:: DATASET EXCERPT ::
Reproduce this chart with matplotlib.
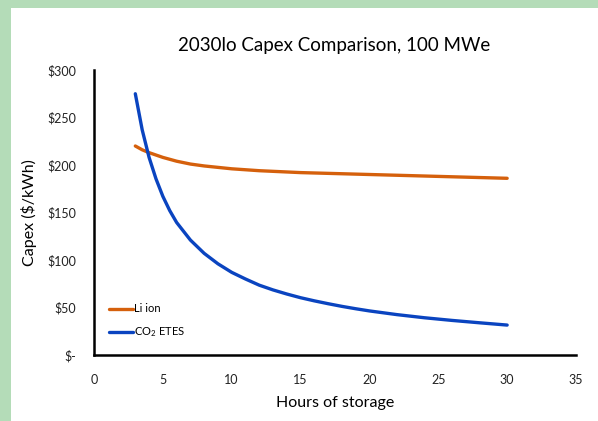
import matplotlib
matplotlib.use("Agg")
import matplotlib.pyplot as plt
from matplotlib.patches import Rectangle

plt.rcParams['font.family'] = ['Lato', 'DejaVu Sans']
plt.rcParams['mathtext.default'] = 'regular'

li_hours = [3, 3.5, 4, 5, 6, 7, 8, 10, 12, 15, 20, 25, 30]
li_capex = [220, 216, 213, 208, 204, 201, 199, 196, 194, 192, 190, 188, 186]

co2_hours = [3, 3.5, 4, 4.5, 5, 5.5, 6, 7, 8, 9, 10, 11, 12, 13, 14, 15, 16, 17, 18, 19,
             20, 22, 24, 26, 28, 30]
co2_capex = [275, 237, 208, 185.5, 167, 152, 139.5, 121, 107, 96, 87, 80, 73.5, 68.5, 64.2,
             60.3, 57, 54, 51.2, 48.7, 46.4, 42.5, 39.2, 36.4, 33.9, 31.5]

xticks = [0, 5, 10, 15, 20, 25, 30, 35]
yticks = [0, 50, 100, 150, 200, 250, 300]
ytick_labels = ['$-', '$50', '$100', '$150', '$200', '$250', '$300']

W, H = 598, 421
fig = plt.figure(figsize=(W / 100, H / 100), dpi=100)
fig.patch.set_facecolor('white')
green = '#b4dcb8'
fig.patches.append(Rectangle((0, 1 - 8 / H), 1, 8 / H, transform=fig.transFigure,
                             facecolor=green, edgecolor='none', zorder=-1))
fig.patches.append(Rectangle((0, 0), 11 / W, 1, transform=fig.transFigure,
                             facecolor=green, edgecolor='none', zorder=-1))

ax = fig.add_axes([94 / W, 1 - 355 / H, (576 - 94) / W, (355 - 70) / H])
ax.plot(li_hours, li_capex, color='#d5600c', lw=2.4, label='Li ion', solid_capstyle='round')
ax.plot(co2_hours, co2_capex, color='#0a44c0', lw=2.4, label=r'CO$_2$ ETES', solid_capstyle='round')

ax.set_xlim(0, 35)
ax.set_ylim(0, 300)
ax.set_xticks(xticks)
ax.set_yticks(yticks)
ax.set_yticklabels(ytick_labels)
ax.tick_params(axis='both', length=0, labelsize=9, colors='#222222')
ax.tick_params(axis='x', pad=14)
ax.tick_params(axis='y', pad=13)
for s in ['top', 'right']:
    ax.spines[s].set_visible(False)
for s in ['left', 'bottom']:
    ax.spines[s].set_linewidth(1.8)
    ax.spines[s].set_color('black')

ax.set_xlabel('Hours of storage', fontsize=11.5, labelpad=7)
ax.set_ylabel('Capex ($/kWh)', fontsize=11.5, labelpad=7)

leg = ax.legend(loc='lower left', bbox_to_anchor=(0.01, 0.02), frameon=False,
                fontsize=8, handlelength=2.2, handletextpad=0.1, labelspacing=1.0)

fig.text(334 / W, 1 - 45 / H, '2030lo Capex Comparison, 100 MWe', ha='center', va='center',
         fontsize=13.5)

fig.savefig('out.png', dpi=100)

:: EXERCISE BRIEF ::
Within the material above, find the lines that contain the word "matplotlib"; copy them.

:: RESULT OF THIS EXERCISE ::
Reproduce this chart with matplotlib.
import matplotlib
matplotlib.use("Agg")
import matplotlib.pyplot as plt
from matplotlib.patches import Rectangle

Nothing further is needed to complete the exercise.